# [What to do]
From the first line of the listing below, retype each line up to and including the one with "43.8, 40.9, 35.8]"; pictures stay out.

# [Supplied information]
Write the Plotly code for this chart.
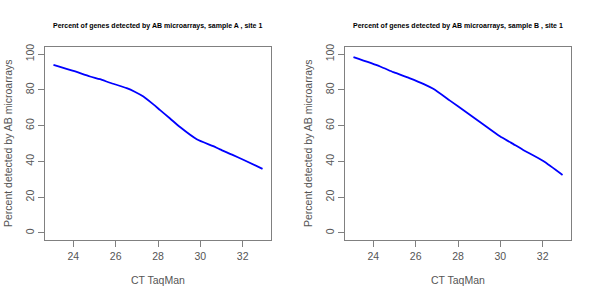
import plotly.graph_objects as go

# Sample A, site 1
ct_a = [23.06, 24.0, 24.79, 25.26, 25.73, 26.52, 26.9, 27.31, 27.78, 28.10, 28.57, 29.04, 29.83, 30.61, 30.93, 31.5, 32.03, 32.94]
pct_a = [94.0, 90.6, 87.5, 86.0, 84.0, 81.0, 79.0, 76.3, 71.9, 68.7, 64.0, 59.2, 52.4, 48.5, 46.7, 43.8, 40.9, 35.8]

# Sample B, site 1
ct_b = [23.06, 24.32, 24.95, 25.7, 26.36, 26.83, 27.62, 28.41, 29.20, 29.98, 30.5, 31.08, 32.03, 32.94]
pct_b = [98.3, 93.1, 89.9, 86.6, 83.4, 80.6, 74.0, 67.3, 60.6, 54.0, 50.5, 46.4, 40.2, 32.4]

titles = ["Percent of genes detected by AB microarrays, sample A , site 1",
          "Percent of genes detected by AB microarrays, sample B , site 1"]
x_ticks = [24, 26, 28, 30, 32]
y_ticks = [0, 20, 40, 60, 80, 100]
x_label = "CT TaqMan"
y_label = "Percent detected by AB microarrays"

fig = go.Figure()
fig.add_trace(go.Scatter(x=ct_a, y=pct_a, mode="lines",
                         line=dict(color="#0000FF", width=1.8, shape="spline", smoothing=0.6),
                         xaxis="x", yaxis="y", showlegend=False, hoverinfo="skip"))
fig.add_trace(go.Scatter(x=ct_b, y=pct_b, mode="lines",
                         line=dict(color="#0000FF", width=1.8, shape="spline", smoothing=0.6),
                         xaxis="x2", yaxis="y2", showlegend=False, hoverinfo="skip"))

font = "Liberation Sans, Arial, sans-serif"
axis_common = dict(showline=True, linecolor="#808080", linewidth=1, mirror=True,
                   ticks="outside", ticklen=6, tickcolor="#808080", showgrid=False,
                   zeroline=False, automargin=False,
                   tickfont=dict(family=font, size=10.5, color="#555555"))

doms = [(45/600, 271/600), (345/600, 571/600)]
ydom = (1 - 240/300, 1 - 47/300)

layout = dict(template="none", width=600, height=300, margin=dict(l=0, r=0, t=0, b=0, autoexpand=False),
              paper_bgcolor="white", plot_bgcolor="white", showlegend=False)
for i, suf in enumerate(["", "2"]):
    layout["xaxis" + suf] = dict(domain=doms[i], range=[22.66, 33.34], tickvals=x_ticks,
                                 anchor="y" + suf, **axis_common)
    layout["yaxis" + suf] = dict(domain=ydom, range=[-4, 104], tickvals=y_ticks, tickangle=-90,
                                 anchor="x" + suf, **axis_common)
fig.update_layout(**layout)

anns = []
for i in range(2):
    cx = (doms[i][0] + doms[i][1]) / 2
    anns.append(dict(text="<b>" + titles[i] + "</b>", x=cx, y=1 - 26/300, xref="paper", yref="paper",
                     showarrow=False, xanchor="center", yanchor="middle",
                     font=dict(family=font, size=7, color="black")))
    anns.append(dict(text=x_label, x=cx, y=1 - 280/300, xref="paper", yref="paper",
                     showarrow=False, xanchor="center", yanchor="middle",
                     font=dict(family=font, size=10.5, color="#555555")))
    anns.append(dict(text=y_label, x=(8 + 300*i)/600, y=1 - 143/300, xref="paper", yref="paper",
                     showarrow=False, xanchor="center", yanchor="middle", textangle=-90,
                     font=dict(family=font, size=10.5, color="#555555")))
fig.update_layout(annotations=anns)

fig.write_html("out.html", config={"displayModeBar": False},
               post_script="document.body.style.margin='0';document.body.style.overflow='hidden';")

# [Problem solution]
Write the Plotly code for this chart.
import plotly.graph_objects as go

# Sample A, site 1
ct_a = [23.06, 24.0, 24.79, 25.26, 25.73, 26.52, 26.9, 27.31, 27.78, 28.10, 28.57, 29.04, 29.83, 30.61, 30.93, 31.5, 32.03, 32.94]
pct_a = [94.0, 90.6, 87.5, 86.0, 84.0, 81.0, 79.0, 76.3, 71.9, 68.7, 64.0, 59.2, 52.4, 48.5, 46.7, 43.8, 40.9, 35.8]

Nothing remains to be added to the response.